Waln’s Mill, tucked away on Crosswicks Creek in Upper Freehold Township, Monmouth County, New Jersey, is one of the best-preserved and best-interpreted historic mill sites in the Delaware Valley. The gristmill and the fine Waln family mansion, built in 1774, are the highlights of the historically evocative, County-owned and managed village of Walnford set within a 36-acre tract of timeless countryside.
Restored with painstaking care in the mid-1990s, the mill building contains a remarkable array of late 19th and early 20th-century mill machinery and grist-milling equipment, some of which can be run today using electrical power. To understand how water-powered gristmills were designed and worked, there are few better places to tour than Waln’s Mill.

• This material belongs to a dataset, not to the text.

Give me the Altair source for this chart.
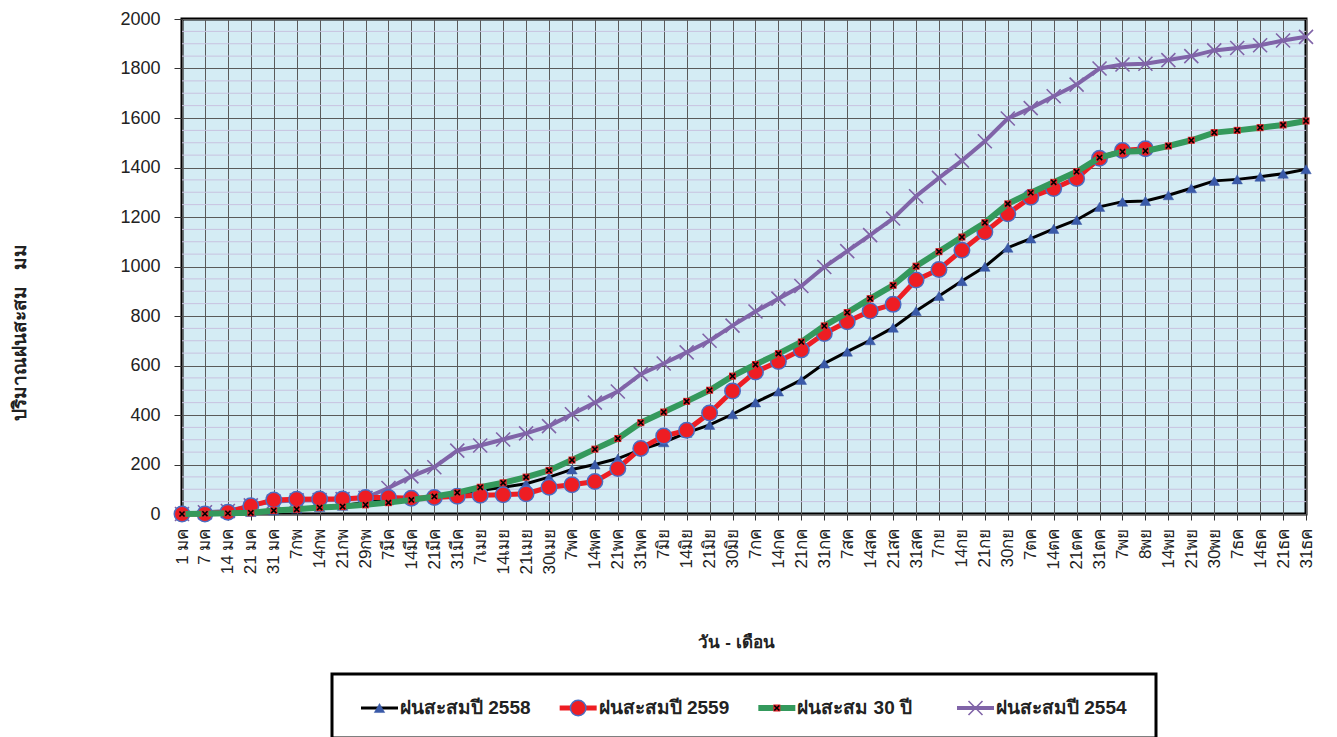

Hunter Research conducted archaeological investigations at Waln’s Mill in the mid-1990s in conjunction with the mill restoration program with funding support from the Monmouth County Park System and the New Jersey Historic Trust. This work built on excavations conducted more than a decade prior by well-known New Jersey archaeologist, Budd Wilson. Final reporting of both the Hunter Research and Wilson explorations languished until 2019 when funding for report completion was made available by the Friends of the Monmouth County Park System.
A comprehensive report now details the history and archaeology of this fascinating mill site, which has its origins in the mid-1730s and involved three different gristmill buildings (two of them destroyed by fire), a fulling mill and a sawmill. This note is titled “chapter closed,” rather than “book closed,” since the archaeology of Waln’s Mill is still not fully understood and the location of the original 18th-century mill still remains to be pinpointed.